AIM OF THE EXERCISE |
Output the full listing below exactly, without the pictures.
******************************
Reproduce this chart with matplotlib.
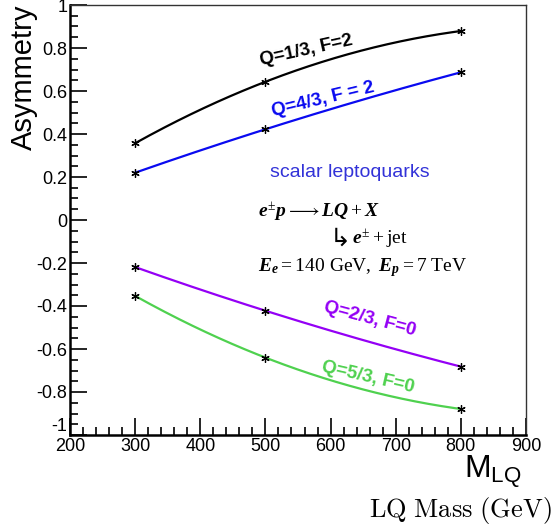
import numpy as np
import matplotlib.pyplot as plt
from matplotlib.ticker import MultipleLocator

plt.rcParams['font.family'] = ['Liberation Sans', 'DejaVu Sans']
plt.rcParams['mathtext.fontset'] = 'custom'
plt.rcParams['mathtext.rm'] = 'Liberation Serif'
plt.rcParams['mathtext.it'] = 'Liberation Serif:italic:bold'
plt.rcParams['mathtext.bf'] = 'Liberation Serif:bold'

# LQ masses (GeV) and asymmetries
mass = [300, 500, 800]
asym_q13 = [0.357, 0.643, 0.879]
asym_q43 = [0.220, 0.422, 0.687]
asym_q23 = [-0.219, -0.422, -0.682]
asym_q53 = [-0.353, -0.640, -0.879]

series = [
    (asym_q13, 'black', 'Q=1/3, F=2', 563, 0.79, 12.5),
    (asym_q43, '#0a0af0', 'Q=4/3, F = 2', 588, 0.56, 13.5),
    (asym_q23, '#9400f5', 'Q=2/3, F=0', 661, -0.46, -15),
    (asym_q53, '#4fd14f', 'Q=5/3, F=0', 657, -0.73, -13),
]

fig = plt.figure(figsize=(5.53, 5.29), dpi=100)
ax = fig.add_axes([70 / 553, 94 / 529, 456 / 553, 430 / 529])

for vals, col, lab, tx, ty, rot in series:
    # smooth curve through the three points (quadratic), like the original
    c = np.polyfit(mass, vals, 2)
    xs = np.linspace(mass[0], mass[-1], 200)
    ax.plot(xs, np.polyval(c, xs), color=col, lw=1.6, zorder=2)
    ax.plot(mass, vals, ls='none', marker=(6, 2, 0), ms=6, mew=0.9,
            color='black', zorder=3)
    ax.text(tx, ty, lab, color=col, fontsize=13.5, fontweight='bold',
            rotation=rot, ha='center', va='center', rotation_mode='anchor')

ax.text(630, 0.22, 'scalar leptoquarks', color='#3232d8', fontsize=14,
        ha='center', va='center')
ax.text(489, 0.037, r'$e^{\pm}p \longrightarrow LQ + X$', fontsize=14,
        ha='left', va='center')
ax.text(598, -0.085, '\u21b3', fontsize=18, family='DejaVu Sans',
        ha='left', va='center')
ax.text(633, -0.09, r'$e^{\pm} + \mathrm{jet}$', fontsize=14,
        ha='left', va='center')
ax.text(489, -0.22, r'$E_e = \mathrm{140\ GeV},\ E_p = \mathrm{7\ TeV}$',
        fontsize=14, ha='left', va='center')

ax.set_xlim(200, 900)
ax.set_ylim(-1, 1)
ax.xaxis.set_major_locator(MultipleLocator(100))
ax.xaxis.set_minor_locator(MultipleLocator(20))
ax.yaxis.set_minor_locator(MultipleLocator(0.05))
ax.set_yticks(np.arange(-1, 1.01, 0.2))
ax.set_yticklabels(['-1', '-0.8', '-0.6', '-0.4', '-0.2', '0',
                    '0.2', '0.4', '0.6', '0.8', '1'])
ax.tick_params(which='both', direction='in', top=False, right=False,
               labelsize=13, width=1.2)
ax.tick_params(which='major', length=12, pad=2)
ax.tick_params(which='minor', length=6)
ax.get_yticklabels()[0].set_va('bottom')

for s in ['left', 'bottom']:
    ax.spines[s].set_linewidth(1.8)
for s in ['top', 'right']:
    ax.spines[s].set_linewidth(1.0)
    ax.spines[s].set_color('#333333')

fig.text(24 / 553, 1 - 5 / 529, 'Asymmetry', fontsize=21, rotation=90,
         ha='center', va='top')
fig.text(522 / 553, 1 - 472 / 529, r'$\mathregular{M_{LQ}}$', fontsize=23,
         ha='right', va='center', math_fontfamily='dejavusans')
fig.text(552 / 553, 1 - 511 / 529, r'$\mathrm{LQ\ Mass\ (GeV)}$', fontsize=19,
         ha='right', va='center', math_fontfamily='cm')

fig.savefig('out.png', dpi=100)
******************************
FULL OUTPUT |
Reproduce this chart with matplotlib.
import numpy as np
import matplotlib.pyplot as plt
from matplotlib.ticker import MultipleLocator

plt.rcParams['font.family'] = ['Liberation Sans', 'DejaVu Sans']
plt.rcParams['mathtext.fontset'] = 'custom'
plt.rcParams['mathtext.rm'] = 'Liberation Serif'
plt.rcParams['mathtext.it'] = 'Liberation Serif:italic:bold'
plt.rcParams['mathtext.bf'] = 'Liberation Serif:bold'

# LQ masses (GeV) and asymmetries
mass = [300, 500, 800]
asym_q13 = [0.357, 0.643, 0.879]
asym_q43 = [0.220, 0.422, 0.687]
asym_q23 = [-0.219, -0.422, -0.682]
asym_q53 = [-0.353, -0.640, -0.879]

series = [
    (asym_q13, 'black', 'Q=1/3, F=2', 563, 0.79, 12.5),
    (asym_q43, '#0a0af0', 'Q=4/3, F = 2', 588, 0.56, 13.5),
    (asym_q23, '#9400f5', 'Q=2/3, F=0', 661, -0.46, -15),
    (asym_q53, '#4fd14f', 'Q=5/3, F=0', 657, -0.73, -13),
]

fig = plt.figure(figsize=(5.53, 5.29), dpi=100)
ax = fig.add_axes([70 / 553, 94 / 529, 456 / 553, 430 / 529])

for vals, col, lab, tx, ty, rot in series:
    # smooth curve through the three points (quadratic), like the original
    c = np.polyfit(mass, vals, 2)
    xs = np.linspace(mass[0], mass[-1], 200)
    ax.plot(xs, np.polyval(c, xs), color=col, lw=1.6, zorder=2)
    ax.plot(mass, vals, ls='none', marker=(6, 2, 0), ms=6, mew=0.9,
            color='black', zorder=3)
    ax.text(tx, ty, lab, color=col, fontsize=13.5, fontweight='bold',
            rotation=rot, ha='center', va='center', rotation_mode='anchor')

ax.text(630, 0.22, 'scalar leptoquarks', color='#3232d8', fontsize=14,
        ha='center', va='center')
ax.text(489, 0.037, r'$e^{\pm}p \longrightarrow LQ + X$', fontsize=14,
        ha='left', va='center')
ax.text(598, -0.085, '\u21b3', fontsize=18, family='DejaVu Sans',
        ha='left', va='center')
ax.text(633, -0.09, r'$e^{\pm} + \mathrm{jet}$', fontsize=14,
        ha='left', va='center')
ax.text(489, -0.22, r'$E_e = \mathrm{140\ GeV},\ E_p = \mathrm{7\ TeV}$',
        fontsize=14, ha='left', va='center')

ax.set_xlim(200, 900)
ax.set_ylim(-1, 1)
ax.xaxis.set_major_locator(MultipleLocator(100))
ax.xaxis.set_minor_locator(MultipleLocator(20))
ax.yaxis.set_minor_locator(MultipleLocator(0.05))
ax.set_yticks(np.arange(-1, 1.01, 0.2))
ax.set_yticklabels(['-1', '-0.8', '-0.6', '-0.4', '-0.2', '0',
                    '0.2', '0.4', '0.6', '0.8', '1'])
ax.tick_params(which='both', direction='in', top=False, right=False,
               labelsize=13, width=1.2)
ax.tick_params(which='major', length=12, pad=2)
ax.tick_params(which='minor', length=6)
ax.get_yticklabels()[0].set_va('bottom')

for s in ['left', 'bottom']:
    ax.spines[s].set_linewidth(1.8)
for s in ['top', 'right']:
    ax.spines[s].set_linewidth(1.0)
    ax.spines[s].set_color('#333333')

fig.text(24 / 553, 1 - 5 / 529, 'Asymmetry', fontsize=21, rotation=90,
         ha='center', va='top')
fig.text(522 / 553, 1 - 472 / 529, r'$\mathregular{M_{LQ}}$', fontsize=23,
         ha='right', va='center', math_fontfamily='dejavusans')
fig.text(552 / 553, 1 - 511 / 529, r'$\mathrm{LQ\ Mass\ (GeV)}$', fontsize=19,
         ha='right', va='center', math_fontfamily='cm')

fig.savefig('out.png', dpi=100)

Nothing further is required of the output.